Akademik Veri Yönetim Sistemi
The 16th International Conference on Vibration Problems (ICOVP-2025) & 11th International Conference on Wave Mechanics and Vibrations (WMVC-2025), Lisbon, Portekiz, 2 - 05 Eylül 2025, ss.1-7, (Tam Metin Bildiri)
Multi-frequency AFM techniques bring great opportunities for obtaining surface topography and extracting material properties simultaneously. Scanning a micro-cantilever over a sample surface, tip-sample interaction forces nonlinearly affect the oscillation observables, used to quantify the micro-cantilever sensitivity.
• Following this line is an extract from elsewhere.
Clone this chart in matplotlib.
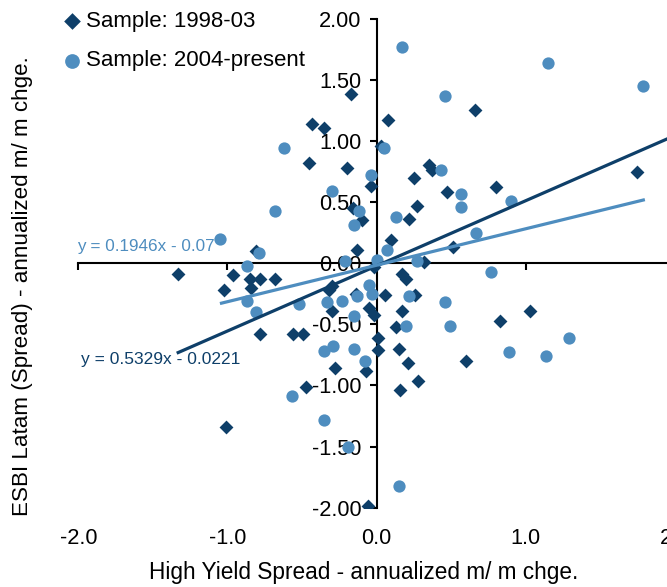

In the current study, single-, trimodal-, and hexamodal-frequency excitation schemes are applied to explore micro-cantilever responses to Van der Waals forces at separation distances below 20 nm. A multi-mode lumped parameter model is utilized to determine oscillatory motions of four commercial AFM micro-cantilevers with different mechanical features under Van der Waals forces. The simulation results indicate that observables can simply be used to quantify the sensitivity to Van der Waals forces within the separation distance range of 3 - 15 nm. For instance, the amplitude at the sixth flexural eigenmode exhibits more fluctuations (within the range of 5 - 30 pm) for the lowest elastic stiffness (k16=6488.7 N/m) in the hexamodal-frequency operation, when compared with the single-frequency excitations. Moreover, in the hexamodal-frequency excitations, the highest range of phase shift at the fifth flexural eigenmode (around the range of 39° - 156°) is also noted within the separation distance range of 3 - 13 nm for the AFM micro-cantilever, which is made of silicon material, rather than cellulose nanofiber and silicon nitride materials. As expected, the fundamental and higher flexural eigenmodes exhibit notable responses to varying quality factors and tip radii. Therefore, based on the theoretical results, the mechanical features of the micro-cantilevers and the properties of working mediums can be optimized for enhanced sensitivity to Van der Waals forces.